◆ **Set problem**:
Will you repeat only the lines from the one with "Write a LaTeX" through the one with "(allB) -- (allT);", both included, leaving every picture out?

◆ **Material for this exercise**:
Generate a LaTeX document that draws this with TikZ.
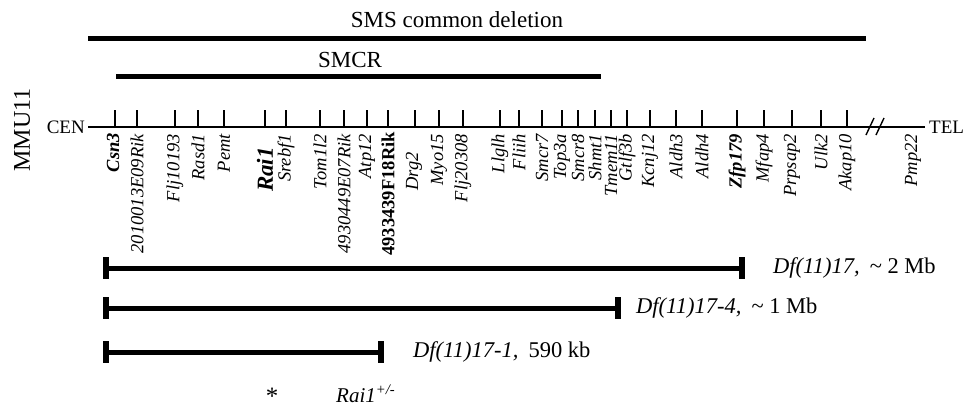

...

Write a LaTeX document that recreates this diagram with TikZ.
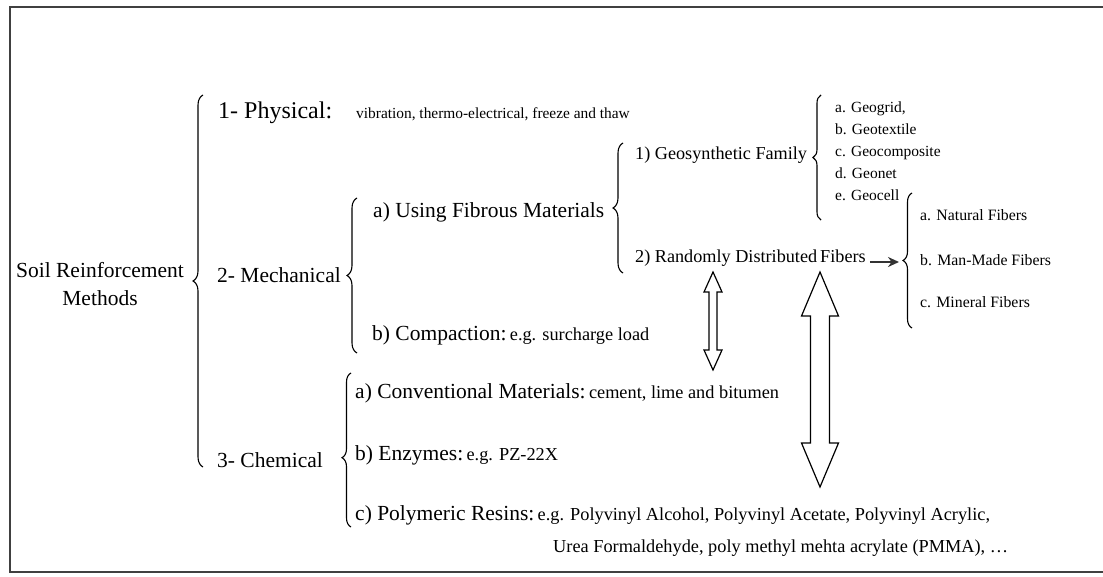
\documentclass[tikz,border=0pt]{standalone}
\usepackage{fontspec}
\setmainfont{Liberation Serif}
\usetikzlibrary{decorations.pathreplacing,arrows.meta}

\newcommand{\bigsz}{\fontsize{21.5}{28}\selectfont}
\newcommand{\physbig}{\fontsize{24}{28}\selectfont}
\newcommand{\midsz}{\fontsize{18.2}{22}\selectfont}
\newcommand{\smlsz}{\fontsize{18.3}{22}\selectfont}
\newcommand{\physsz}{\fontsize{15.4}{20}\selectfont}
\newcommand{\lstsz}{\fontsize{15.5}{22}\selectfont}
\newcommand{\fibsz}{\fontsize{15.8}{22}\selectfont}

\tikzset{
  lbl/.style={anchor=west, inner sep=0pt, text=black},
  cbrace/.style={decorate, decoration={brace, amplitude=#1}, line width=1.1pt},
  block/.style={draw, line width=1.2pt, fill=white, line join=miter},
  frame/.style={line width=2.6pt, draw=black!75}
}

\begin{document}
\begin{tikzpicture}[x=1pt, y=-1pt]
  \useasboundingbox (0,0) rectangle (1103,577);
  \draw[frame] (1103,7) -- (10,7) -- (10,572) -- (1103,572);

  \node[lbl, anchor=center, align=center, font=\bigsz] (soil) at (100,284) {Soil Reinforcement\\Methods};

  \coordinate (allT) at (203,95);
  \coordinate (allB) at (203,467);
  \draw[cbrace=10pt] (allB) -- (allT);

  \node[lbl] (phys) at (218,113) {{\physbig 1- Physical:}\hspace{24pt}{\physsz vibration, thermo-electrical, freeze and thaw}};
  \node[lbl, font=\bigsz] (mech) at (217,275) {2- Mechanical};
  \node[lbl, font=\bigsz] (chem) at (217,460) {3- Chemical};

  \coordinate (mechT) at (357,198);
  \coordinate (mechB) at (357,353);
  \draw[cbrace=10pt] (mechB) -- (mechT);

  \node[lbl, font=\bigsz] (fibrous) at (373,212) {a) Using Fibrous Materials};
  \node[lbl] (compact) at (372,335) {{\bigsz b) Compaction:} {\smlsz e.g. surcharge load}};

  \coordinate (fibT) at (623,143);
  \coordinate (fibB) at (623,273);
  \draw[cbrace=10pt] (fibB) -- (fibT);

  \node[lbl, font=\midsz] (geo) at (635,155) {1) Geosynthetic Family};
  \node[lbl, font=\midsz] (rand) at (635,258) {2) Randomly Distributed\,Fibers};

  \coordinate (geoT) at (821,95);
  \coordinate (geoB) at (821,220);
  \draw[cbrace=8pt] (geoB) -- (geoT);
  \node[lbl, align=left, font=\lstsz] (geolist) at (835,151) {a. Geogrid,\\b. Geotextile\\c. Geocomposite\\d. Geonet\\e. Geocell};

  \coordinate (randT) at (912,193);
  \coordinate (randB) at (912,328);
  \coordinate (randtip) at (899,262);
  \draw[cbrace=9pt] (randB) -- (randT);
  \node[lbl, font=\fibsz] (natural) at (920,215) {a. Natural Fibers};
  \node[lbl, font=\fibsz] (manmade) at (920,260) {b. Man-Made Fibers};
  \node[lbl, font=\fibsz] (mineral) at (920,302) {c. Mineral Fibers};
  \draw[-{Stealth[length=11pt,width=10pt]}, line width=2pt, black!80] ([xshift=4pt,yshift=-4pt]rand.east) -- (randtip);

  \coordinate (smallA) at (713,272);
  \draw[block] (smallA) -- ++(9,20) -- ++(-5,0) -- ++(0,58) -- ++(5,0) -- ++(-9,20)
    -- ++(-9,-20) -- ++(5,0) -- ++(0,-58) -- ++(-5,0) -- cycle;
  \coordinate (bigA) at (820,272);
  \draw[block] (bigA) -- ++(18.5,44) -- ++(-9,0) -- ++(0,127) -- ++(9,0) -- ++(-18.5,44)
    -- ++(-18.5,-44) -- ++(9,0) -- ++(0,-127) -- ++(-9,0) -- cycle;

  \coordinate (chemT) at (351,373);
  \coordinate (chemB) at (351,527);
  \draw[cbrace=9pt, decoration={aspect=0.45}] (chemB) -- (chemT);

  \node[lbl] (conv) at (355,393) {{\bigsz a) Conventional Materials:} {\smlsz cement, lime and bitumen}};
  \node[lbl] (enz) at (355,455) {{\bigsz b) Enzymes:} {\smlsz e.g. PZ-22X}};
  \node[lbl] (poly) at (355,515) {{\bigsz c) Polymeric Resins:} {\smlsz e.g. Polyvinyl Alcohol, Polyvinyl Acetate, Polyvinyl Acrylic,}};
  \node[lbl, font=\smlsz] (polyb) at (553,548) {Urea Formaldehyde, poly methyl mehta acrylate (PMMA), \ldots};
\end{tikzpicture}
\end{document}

◆ **Answer to this task**:
Write a LaTeX document that recreates this diagram with TikZ.
\documentclass[tikz,border=0pt]{standalone}
\usepackage{fontspec}
\setmainfont{Liberation Serif}
\usetikzlibrary{decorations.pathreplacing,arrows.meta}

\newcommand{\bigsz}{\fontsize{21.5}{28}\selectfont}
\newcommand{\physbig}{\fontsize{24}{28}\selectfont}
\newcommand{\midsz}{\fontsize{18.2}{22}\selectfont}
\newcommand{\smlsz}{\fontsize{18.3}{22}\selectfont}
\newcommand{\physsz}{\fontsize{15.4}{20}\selectfont}
\newcommand{\lstsz}{\fontsize{15.5}{22}\selectfont}
\newcommand{\fibsz}{\fontsize{15.8}{22}\selectfont}

\tikzset{
  lbl/.style={anchor=west, inner sep=0pt, text=black},
  cbrace/.style={decorate, decoration={brace, amplitude=#1}, line width=1.1pt},
  block/.style={draw, line width=1.2pt, fill=white, line join=miter},
  frame/.style={line width=2.6pt, draw=black!75}
}

\begin{document}
\begin{tikzpicture}[x=1pt, y=-1pt]
  \useasboundingbox (0,0) rectangle (1103,577);
  \draw[frame] (1103,7) -- (10,7) -- (10,572) -- (1103,572);

  \node[lbl, anchor=center, align=center, font=\bigsz] (soil) at (100,284) {Soil Reinforcement\\Methods};

  \coordinate (allT) at (203,95);
  \coordinate (allB) at (203,467);
  \draw[cbrace=10pt] (allB) -- (allT);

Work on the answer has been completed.